Skip to main content


Reset A A Font size: Print

United States Court of Appeals, Ninth Circuit.


No. 18-72706

Decided: November 25, 2019

Before: CANBY, TASHIMA, and CHRISTEN, Circuit Judges. Steve Valentinetti, Pro Se Abby Christine Wright, Attorney, DOJ - U.S. Department of Justice, Washington, DC, for Respondent


Steven Valentinetti petitions pro se for review of the Federal Motor Carrier Safety Administration’s (“FMCSA”) final order denying his request for an upgraded transportation safety rating and its subsequent order dismissing his petition for reconsideration. We have jurisdiction to review specified final orders of the Secretary of Transportation under the Hobbs Act, 28 U.S.C. § 2342(3)(A). Multistar Indus., Inc. v. U.S. Dept. of Transp., 707 F.3d 1045, 1052 (9th Cir. 2013); see also 28 U.S.C. § 2344; Samuel B. Franklin & Co. v. SEC, 290 F.2d 719, 725 (9th Cir. 1961) (en banc). We review orders of the FMCSA under the Administrative Procedure Act and may set aside an agency conclusion only if it is “arbitrary, capricious, an abuse of discretion, or otherwise not in accordance with law.” 5 U.S.C. § 706(2)(A). We deny the petition.

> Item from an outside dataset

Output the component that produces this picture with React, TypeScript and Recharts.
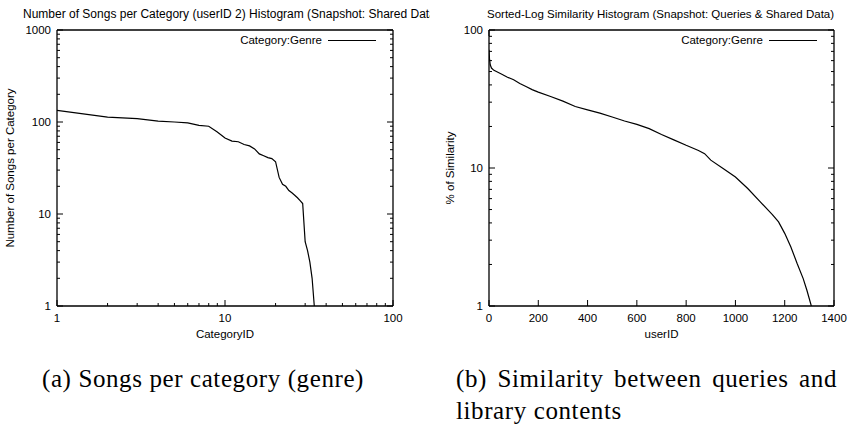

Valentinetti has not demonstrated that the FMCSA’s final order is arbitrary, capricious, an abuse of discretion, or otherwise not in accordance with law. See Barnes v. U.S. Dept. of Transp., 655 F.3d 1124, 1132 (9th Cir. 2011) (“Review under the arbitrary and capricious standard is narrow, and we do not substitute our judgment for that of the agency. An agency decision will be upheld as long as there is a rational connection between the facts found and the conclusions made.” (citations omitted)).

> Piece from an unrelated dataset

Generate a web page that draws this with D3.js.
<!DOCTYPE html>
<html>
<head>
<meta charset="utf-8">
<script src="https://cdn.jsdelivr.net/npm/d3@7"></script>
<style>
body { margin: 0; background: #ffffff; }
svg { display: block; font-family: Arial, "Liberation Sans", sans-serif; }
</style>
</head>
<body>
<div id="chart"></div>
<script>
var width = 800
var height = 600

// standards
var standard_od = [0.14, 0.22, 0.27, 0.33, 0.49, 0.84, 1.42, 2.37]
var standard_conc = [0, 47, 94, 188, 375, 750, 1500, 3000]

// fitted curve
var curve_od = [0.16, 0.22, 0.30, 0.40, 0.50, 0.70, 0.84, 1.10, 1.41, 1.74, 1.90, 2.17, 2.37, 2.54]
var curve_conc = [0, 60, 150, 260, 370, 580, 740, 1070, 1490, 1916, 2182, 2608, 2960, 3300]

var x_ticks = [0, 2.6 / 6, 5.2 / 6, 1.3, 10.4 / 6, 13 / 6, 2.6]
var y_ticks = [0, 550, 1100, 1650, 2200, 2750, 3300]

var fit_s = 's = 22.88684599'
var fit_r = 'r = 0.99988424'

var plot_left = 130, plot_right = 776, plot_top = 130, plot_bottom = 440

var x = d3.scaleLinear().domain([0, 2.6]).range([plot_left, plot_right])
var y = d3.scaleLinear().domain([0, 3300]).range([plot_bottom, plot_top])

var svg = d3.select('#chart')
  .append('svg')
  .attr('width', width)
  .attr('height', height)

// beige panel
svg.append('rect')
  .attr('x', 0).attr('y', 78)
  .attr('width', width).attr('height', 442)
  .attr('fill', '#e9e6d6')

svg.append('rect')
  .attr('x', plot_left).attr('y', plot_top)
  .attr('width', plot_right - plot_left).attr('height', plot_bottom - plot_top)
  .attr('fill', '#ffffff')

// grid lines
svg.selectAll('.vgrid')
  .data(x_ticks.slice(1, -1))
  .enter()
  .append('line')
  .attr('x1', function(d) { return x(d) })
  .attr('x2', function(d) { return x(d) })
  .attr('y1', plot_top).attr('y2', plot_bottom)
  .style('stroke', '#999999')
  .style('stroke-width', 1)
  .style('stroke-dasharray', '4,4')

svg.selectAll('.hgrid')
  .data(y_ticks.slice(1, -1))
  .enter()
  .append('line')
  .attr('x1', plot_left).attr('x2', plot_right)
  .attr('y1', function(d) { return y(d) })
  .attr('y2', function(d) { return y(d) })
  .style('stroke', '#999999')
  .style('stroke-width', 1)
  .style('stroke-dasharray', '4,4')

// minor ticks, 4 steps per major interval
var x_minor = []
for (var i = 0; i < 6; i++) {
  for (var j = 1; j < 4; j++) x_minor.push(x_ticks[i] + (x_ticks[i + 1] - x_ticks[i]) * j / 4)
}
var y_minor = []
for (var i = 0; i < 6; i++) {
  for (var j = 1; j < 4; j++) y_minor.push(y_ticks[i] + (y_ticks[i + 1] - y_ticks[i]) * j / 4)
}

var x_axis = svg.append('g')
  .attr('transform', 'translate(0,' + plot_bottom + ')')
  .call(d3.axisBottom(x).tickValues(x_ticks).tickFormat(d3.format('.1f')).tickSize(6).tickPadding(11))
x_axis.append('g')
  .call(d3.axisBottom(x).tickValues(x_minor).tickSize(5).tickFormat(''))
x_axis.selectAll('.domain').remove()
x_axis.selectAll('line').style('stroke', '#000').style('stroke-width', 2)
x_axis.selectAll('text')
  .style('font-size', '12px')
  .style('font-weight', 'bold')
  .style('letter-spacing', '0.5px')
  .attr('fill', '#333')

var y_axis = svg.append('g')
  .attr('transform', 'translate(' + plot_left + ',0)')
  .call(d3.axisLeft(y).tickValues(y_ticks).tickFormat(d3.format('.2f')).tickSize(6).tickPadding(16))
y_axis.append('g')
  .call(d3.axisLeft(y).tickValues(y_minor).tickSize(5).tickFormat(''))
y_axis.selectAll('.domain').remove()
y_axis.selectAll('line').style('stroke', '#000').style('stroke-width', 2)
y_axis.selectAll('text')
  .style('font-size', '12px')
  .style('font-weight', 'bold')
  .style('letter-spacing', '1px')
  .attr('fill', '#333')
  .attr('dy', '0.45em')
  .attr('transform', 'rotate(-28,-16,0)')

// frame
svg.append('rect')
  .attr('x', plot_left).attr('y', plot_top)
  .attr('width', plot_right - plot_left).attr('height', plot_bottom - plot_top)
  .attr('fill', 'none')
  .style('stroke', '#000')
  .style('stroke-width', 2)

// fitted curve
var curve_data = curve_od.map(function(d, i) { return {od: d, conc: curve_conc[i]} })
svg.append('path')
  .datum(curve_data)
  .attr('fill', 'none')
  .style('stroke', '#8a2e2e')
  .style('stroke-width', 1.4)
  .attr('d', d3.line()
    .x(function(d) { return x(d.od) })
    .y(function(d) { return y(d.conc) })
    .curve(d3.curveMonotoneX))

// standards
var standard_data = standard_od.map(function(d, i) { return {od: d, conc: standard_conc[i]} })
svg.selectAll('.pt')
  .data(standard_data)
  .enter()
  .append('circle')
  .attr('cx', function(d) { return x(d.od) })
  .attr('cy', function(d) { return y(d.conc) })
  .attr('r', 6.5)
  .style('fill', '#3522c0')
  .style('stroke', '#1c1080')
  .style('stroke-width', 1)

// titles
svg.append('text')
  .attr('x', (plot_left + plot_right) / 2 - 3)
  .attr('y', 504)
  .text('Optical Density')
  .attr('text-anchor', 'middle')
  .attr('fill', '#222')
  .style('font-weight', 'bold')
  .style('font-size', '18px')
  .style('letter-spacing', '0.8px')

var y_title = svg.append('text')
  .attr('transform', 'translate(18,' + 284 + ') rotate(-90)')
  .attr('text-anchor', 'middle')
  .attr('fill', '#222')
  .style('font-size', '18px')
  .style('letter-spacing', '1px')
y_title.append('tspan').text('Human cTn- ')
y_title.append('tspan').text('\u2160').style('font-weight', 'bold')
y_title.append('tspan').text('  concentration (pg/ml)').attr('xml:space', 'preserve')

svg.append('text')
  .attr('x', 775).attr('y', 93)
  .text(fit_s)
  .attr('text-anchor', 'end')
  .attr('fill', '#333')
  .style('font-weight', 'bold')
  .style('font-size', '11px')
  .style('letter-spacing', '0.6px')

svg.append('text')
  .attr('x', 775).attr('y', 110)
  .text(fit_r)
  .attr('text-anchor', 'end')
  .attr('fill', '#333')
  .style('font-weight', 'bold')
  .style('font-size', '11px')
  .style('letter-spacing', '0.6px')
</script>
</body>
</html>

To the extent Valentinetti seeks to raise in the opening brief an equal protection claim on the basis of alleged racial discrimination, that claim was not sufficiently developed in the administrative record and we decline to review it. See Greenwood v. Federal Aviation Admin., 28 F.3d 971, 978 (9th Cir. 1994) (declining to review an equal protection challenge where the administrative record was insufficient to permit informed judicial evaluation of the issue raised).

Valentinetti has waived any challenge to the FMCSA’s order dismissing his petition for reconsideration because he failed to address that order in his opening brief. See Padgett v. Wright, 587 F.3d 983, 985 n.2 (9th Cir. 2009).

All pending motions and requests are denied.